Piracy and the near-piracy by companies like Google and its YouTube subsidiary is most pronounced in the blatant encroachment on creator rights by the DMCA’s “whack a mole” extortion model of both online pirates and those who support them in the piracy supply chain–hosting services, search engines and advertising sellers and resellers.   This illicit enterprise is clearly not in the public interest.

Internet piracy does not distinguish among “hit” records or genres, geographic areas, or creative categories.  It needs to be repeated that the follow-on effects are massive for all of those in the creator’s supply chain as well as the creative economy.  Two generations of clients ask us of the DMCA loophole, “How can this be legal?”

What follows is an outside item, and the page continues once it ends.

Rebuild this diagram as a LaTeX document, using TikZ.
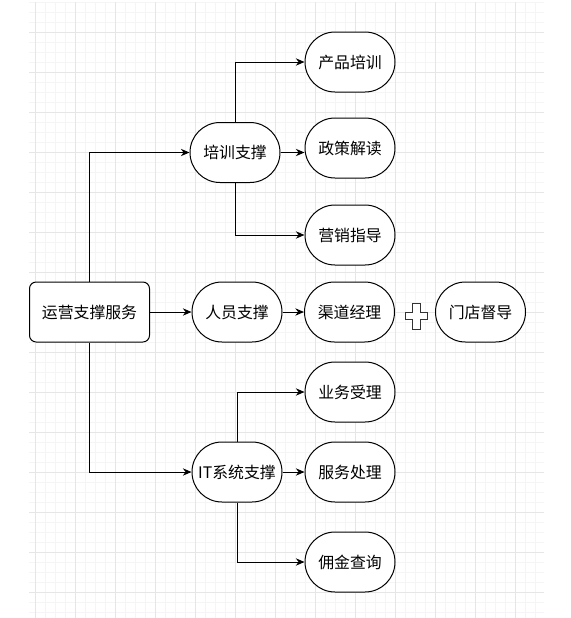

The Article effectively codifies the notification-counter-notification call and response of the so-called “DMCA safe harbor.”  The infringer sending a counter-notification after receiving a takedown notice likely knows that there is no downside for challenging an independent artist if that artist cannot afford a federal lawsuit to enforce a reply to a counter-notification (17 USC Sec. 512(g)(2)(C)) much less international copyright enforcement.

For independent artists, international copyright enforcement essentially does not exist.  Consequently, counter-notifications are frequently supported by the flimsiest of theories, often laughably misreading the safe harbor laws based on “Internet myths”.

Artists, however, are not in on the joke because the punchline is that the theft continues absent the court order that is financially beyond reach.  Profits from the piracy supply chain continue unabated and the law—including the Article–is mocked once again.

This tragic call-and-response is particularly mismatched when challenging the Internet companies that are the biggest publicly-traded multinationals in commercial history.  Challenging the safe harbor requires all creators to constantly police these platforms and sue to enforce their rights.   That’s just not realistic.  By adopting the DMCA in the Article, the safe harbor becomes a brutal fortification.  Process becomes punishment for creators.

As you may be aware, the European Parliament recently adopted the new European Copyright Directive that sharply cut back on safe harbors like the DMCA that allow profit from piracy.   The message from our trading partners is clear—no more whack-a-mole.  It would send entirely the wrong signal for the United States to try to force what is essentially an economic sanction on our trading partners through the back door of a trade agreement with loopholes like Article 20.89

Dual Class Stock

I also call your attention to the dual class voting stock mechanism popularized in Silicon Valley by Google that gives Google’s founders 10 to 1 voting power over holders of the company’s publicly traded shares.  This dual class system has been criticized by many, included SEC Commissioner Robert J. Jackson, Jr. out of concern that it effectively establishes “corporate royalty.”  Commissioner Jackson’s concerns are prominently confirmed in the recent departure from Google’s management of Larry Page and Sergei Bryn who still control Google due to their 10:1 voting stock.

If the USMCA can require our trading partners to pay certain minimum wages, it seems that trade agreements could also address this fundamental unfairness that has most recently led to the economic debacle at WeWork.

Thank you for the opportunity to comment on USMCA.